Après l’Allemagne, la France peut-elle encore échapper à la récession en 2025 ? Depuis la découverte du déficit public réel, la question se pose, car rarement le sentiment de perte de contrôle des comptes de la Nation n’a été aussi fort. Prévu fin 2023 à 4,4% du PIB, le déficit public a été révisé à 5,6% et terminera à plus de 6%. Une dérive de plus de 50 milliards d’euros selon nos calculs à Xerfi. Hors temps de crise, c’est sans précédent. Avec aucun correctif budgétaire en cours d’année, le pays se voit contraint de trouver dans l’urgence 60 milliards d’euros (l’équivalent de 2 % du PIB), que ce soit sous forme de hausse de la fiscalité ou de coupes dans les dépenses publiques. Cela ne peut pas se faire sans dommage.
Le rôle crucial des entreprises dans l'effort budgétaire
Si le projet de loi de finance est toujours en cours de discussion, le discours de politique générale en a donné les grandes lignes. Principal contributeur à l’effort général : les entreprises, toutes les entreprises. Les plus grandes, celles dont le chiffre d’affaires dépasse le milliard d’euros, vont devoir s’acquitter pendant trois ans d’une surtaxe sur leurs bénéfices. Mais aussi, avec elles, toutes les autres via trois canaux principaux : la refonte des allègements de charges sur les bas salaires. Soyons clairs, c’est dans le but pour l’État de faire des économies. Traduction pour les entreprises : hausse des cotisations patronales. C’est aussi la prise en charge par les sociétés, via une augmentation des mutuelles, de l’abaissement de la couverture santé et enfin la réduction des aides à l’apprentissage.
Tout l’enjeu est de déterminer si cela peut se faire sans trop de casse sur le tissu productif. Or il y a de quoi être inquiet. Que ce soit dans l’industrie ou dans les services marchands, les soldes d’opinions des chefs d’entreprise sur leur trésorerie sont dégradés et se situent nettement en dessous de leur moyenne de long terme. La situation se durcit aussi dans le commerce avec ces mêmes leitmotivs : pression sur les marges, allongement des délais de paiement clients, stocks élevés. Les conséquences de cette fragilisation se voient déjà dans la montée en flèche des défaillances qui ne sont pas toutes dues au rattrapage post-Covid.
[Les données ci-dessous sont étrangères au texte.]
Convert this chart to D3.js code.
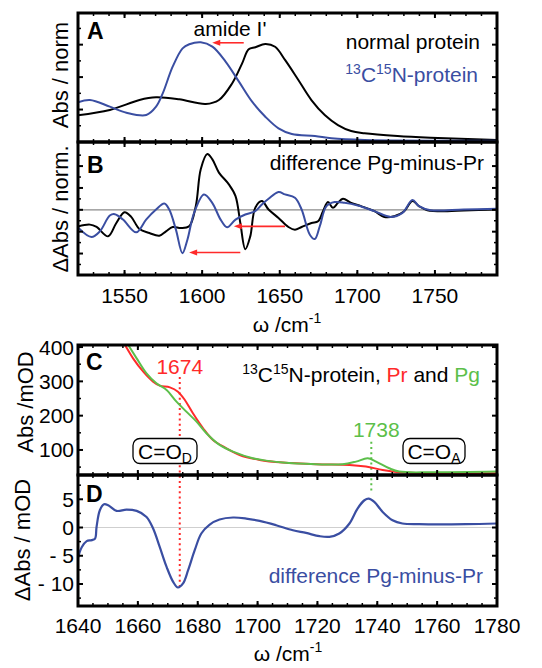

Ce n’est évidemment pas un très bon signe pour les mois à venir. Sans attendre, les entreprises sont déjà massivement passées en mode défensif.
Deux témoins de cette bascule : les créations d’emplois sont de plus en plus rares et la fin d’année pourrait bien se terminer dans le rouge pour la première fois depuis dix ans, hors année de la crise sanitaire, entraînant une hausse du taux de chômage. Quant à l’investissement, il a déjà commencé à être ajusté. En recul en 2024, il diminuera encore. Il faudra donc faire sans les entreprises et compter sur les ménages pour être la principale source de croissance.
Les ménages, ultime espoir pour la croissance ?
La baisse des taux et le reflux rapide de l’inflation donnent une bouffée d’oxygène aux ménages. De même, une partie des Français se retrouve dotée d’une abondante surépargne héritée de la période Covid qu’ils n’ont pas réduite face au choc inflationniste. Bien au contraire, leur effort pour mettre de l’argent de côté s’est intensifié depuis la mi-2022. L’espoir, c’est que cette réserve soit enfin mobilisée pour faire sortir la consommation de son inertie. Moins rémunératrice avec la baisse des taux, l’épargne devrait logiquement progressivement se réduire. Mais un autre scénario est possible : poussé par les incertitudes politiques, économiques et budgétaires, le taux d’épargne pourrait bien rester en 2025 au niveau élevé de 2024. Cela ne laisserait alors plus beaucoup de doutes sur le signe de la croissance à attendre pour l’année prochaine. La question ne sera plus alors de savoir si la récession est évitable, mais plutôt de mesurer l’ampleur des dégâts à venir.